## DATA
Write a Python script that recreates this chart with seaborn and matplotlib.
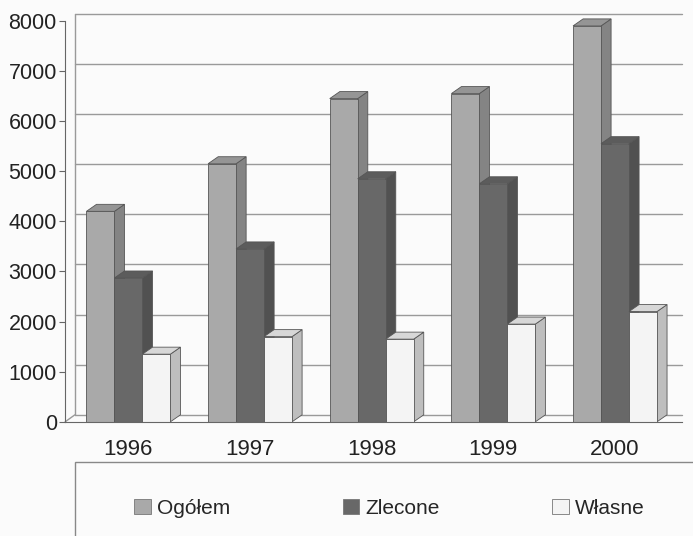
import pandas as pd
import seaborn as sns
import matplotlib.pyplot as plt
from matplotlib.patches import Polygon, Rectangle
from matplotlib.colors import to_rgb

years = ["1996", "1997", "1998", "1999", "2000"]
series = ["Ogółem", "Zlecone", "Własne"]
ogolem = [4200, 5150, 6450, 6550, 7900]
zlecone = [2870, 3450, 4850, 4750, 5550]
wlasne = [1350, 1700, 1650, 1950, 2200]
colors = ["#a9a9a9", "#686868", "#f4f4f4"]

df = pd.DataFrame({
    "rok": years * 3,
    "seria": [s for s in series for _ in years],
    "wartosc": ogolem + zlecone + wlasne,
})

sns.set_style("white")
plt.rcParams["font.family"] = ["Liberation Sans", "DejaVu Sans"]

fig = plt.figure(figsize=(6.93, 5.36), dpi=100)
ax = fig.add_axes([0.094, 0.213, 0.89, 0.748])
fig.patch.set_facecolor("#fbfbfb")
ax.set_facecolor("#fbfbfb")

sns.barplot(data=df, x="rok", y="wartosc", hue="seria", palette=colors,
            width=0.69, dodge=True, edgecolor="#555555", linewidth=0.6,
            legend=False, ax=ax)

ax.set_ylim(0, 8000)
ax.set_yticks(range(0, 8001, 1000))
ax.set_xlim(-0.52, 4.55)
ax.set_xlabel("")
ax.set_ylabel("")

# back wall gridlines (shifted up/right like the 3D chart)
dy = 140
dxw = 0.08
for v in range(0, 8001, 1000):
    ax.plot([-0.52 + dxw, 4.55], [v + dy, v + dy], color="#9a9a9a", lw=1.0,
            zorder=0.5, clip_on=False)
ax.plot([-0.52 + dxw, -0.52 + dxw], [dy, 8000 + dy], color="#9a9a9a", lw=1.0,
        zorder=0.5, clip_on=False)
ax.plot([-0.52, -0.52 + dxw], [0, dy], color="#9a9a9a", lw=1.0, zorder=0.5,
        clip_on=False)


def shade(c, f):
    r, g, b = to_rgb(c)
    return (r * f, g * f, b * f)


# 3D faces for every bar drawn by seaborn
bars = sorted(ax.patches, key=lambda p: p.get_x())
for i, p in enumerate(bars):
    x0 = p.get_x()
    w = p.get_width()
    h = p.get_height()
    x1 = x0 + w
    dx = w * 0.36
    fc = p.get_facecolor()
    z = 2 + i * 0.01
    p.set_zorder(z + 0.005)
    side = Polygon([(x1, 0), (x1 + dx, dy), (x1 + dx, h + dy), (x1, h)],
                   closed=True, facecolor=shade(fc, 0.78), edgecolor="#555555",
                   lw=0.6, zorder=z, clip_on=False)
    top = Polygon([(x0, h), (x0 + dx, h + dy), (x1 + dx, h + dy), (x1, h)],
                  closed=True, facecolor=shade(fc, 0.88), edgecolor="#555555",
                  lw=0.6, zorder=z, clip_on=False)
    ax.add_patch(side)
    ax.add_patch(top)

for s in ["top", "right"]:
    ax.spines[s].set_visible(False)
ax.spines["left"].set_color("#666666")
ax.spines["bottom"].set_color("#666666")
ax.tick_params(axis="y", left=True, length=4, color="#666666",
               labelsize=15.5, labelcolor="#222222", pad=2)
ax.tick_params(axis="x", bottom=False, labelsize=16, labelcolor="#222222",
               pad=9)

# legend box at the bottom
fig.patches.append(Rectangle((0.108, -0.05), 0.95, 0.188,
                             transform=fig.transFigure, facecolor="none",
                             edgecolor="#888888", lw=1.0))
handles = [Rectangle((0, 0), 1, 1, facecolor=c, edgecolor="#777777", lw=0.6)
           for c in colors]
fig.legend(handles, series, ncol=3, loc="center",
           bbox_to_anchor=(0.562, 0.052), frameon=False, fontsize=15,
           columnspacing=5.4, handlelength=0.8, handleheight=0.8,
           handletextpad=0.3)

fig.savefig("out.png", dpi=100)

--

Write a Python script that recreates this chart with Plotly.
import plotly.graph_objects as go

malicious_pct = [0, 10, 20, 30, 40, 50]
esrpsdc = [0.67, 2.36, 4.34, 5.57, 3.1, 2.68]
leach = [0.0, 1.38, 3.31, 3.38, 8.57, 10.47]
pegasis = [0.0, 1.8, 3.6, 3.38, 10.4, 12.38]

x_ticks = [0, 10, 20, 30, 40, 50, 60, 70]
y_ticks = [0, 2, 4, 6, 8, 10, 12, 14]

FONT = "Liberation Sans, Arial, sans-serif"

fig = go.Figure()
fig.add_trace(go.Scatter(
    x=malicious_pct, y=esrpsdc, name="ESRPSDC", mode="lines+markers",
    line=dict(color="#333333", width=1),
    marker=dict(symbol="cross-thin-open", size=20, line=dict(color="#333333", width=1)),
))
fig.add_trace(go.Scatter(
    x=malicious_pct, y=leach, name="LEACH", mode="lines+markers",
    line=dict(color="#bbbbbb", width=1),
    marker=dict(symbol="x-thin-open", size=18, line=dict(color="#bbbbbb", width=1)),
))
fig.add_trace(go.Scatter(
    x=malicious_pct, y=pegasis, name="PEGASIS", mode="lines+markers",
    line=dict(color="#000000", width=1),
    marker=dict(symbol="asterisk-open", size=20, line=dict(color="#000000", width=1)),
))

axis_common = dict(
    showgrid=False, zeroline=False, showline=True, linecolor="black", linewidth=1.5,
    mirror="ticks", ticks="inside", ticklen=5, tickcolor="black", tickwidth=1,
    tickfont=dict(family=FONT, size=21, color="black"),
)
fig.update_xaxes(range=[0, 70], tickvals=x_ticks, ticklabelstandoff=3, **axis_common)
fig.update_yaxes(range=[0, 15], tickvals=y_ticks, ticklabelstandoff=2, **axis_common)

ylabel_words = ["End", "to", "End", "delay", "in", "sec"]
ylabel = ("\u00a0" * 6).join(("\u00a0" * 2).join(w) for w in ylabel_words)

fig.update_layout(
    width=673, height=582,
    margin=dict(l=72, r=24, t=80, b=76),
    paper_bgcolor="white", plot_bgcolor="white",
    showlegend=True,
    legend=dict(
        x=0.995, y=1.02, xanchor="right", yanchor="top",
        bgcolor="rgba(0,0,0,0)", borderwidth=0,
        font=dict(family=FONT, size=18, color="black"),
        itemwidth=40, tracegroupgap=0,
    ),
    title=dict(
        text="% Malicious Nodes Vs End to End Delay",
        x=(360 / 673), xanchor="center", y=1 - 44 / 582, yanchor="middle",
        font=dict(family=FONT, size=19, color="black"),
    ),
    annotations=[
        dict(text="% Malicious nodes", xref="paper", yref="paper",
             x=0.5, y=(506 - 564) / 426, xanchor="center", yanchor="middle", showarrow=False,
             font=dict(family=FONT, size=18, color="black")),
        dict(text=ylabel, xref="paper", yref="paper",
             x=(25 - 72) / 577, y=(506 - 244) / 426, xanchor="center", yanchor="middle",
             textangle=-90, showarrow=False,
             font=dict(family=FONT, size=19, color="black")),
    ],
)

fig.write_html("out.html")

## DO THIS
Pictures should be left out. Retype only the run of lines from the line containing "Write a Python script that recreates this chart with seaborn" to the line containing "from matplotlib.colors import to_rgb", inclusive.

## SOLUTION FOR THIS TASK
Write a Python script that recreates this chart with seaborn and matplotlib.
import pandas as pd
import seaborn as sns
import matplotlib.pyplot as plt
from matplotlib.patches import Polygon, Rectangle
from matplotlib.colors import to_rgb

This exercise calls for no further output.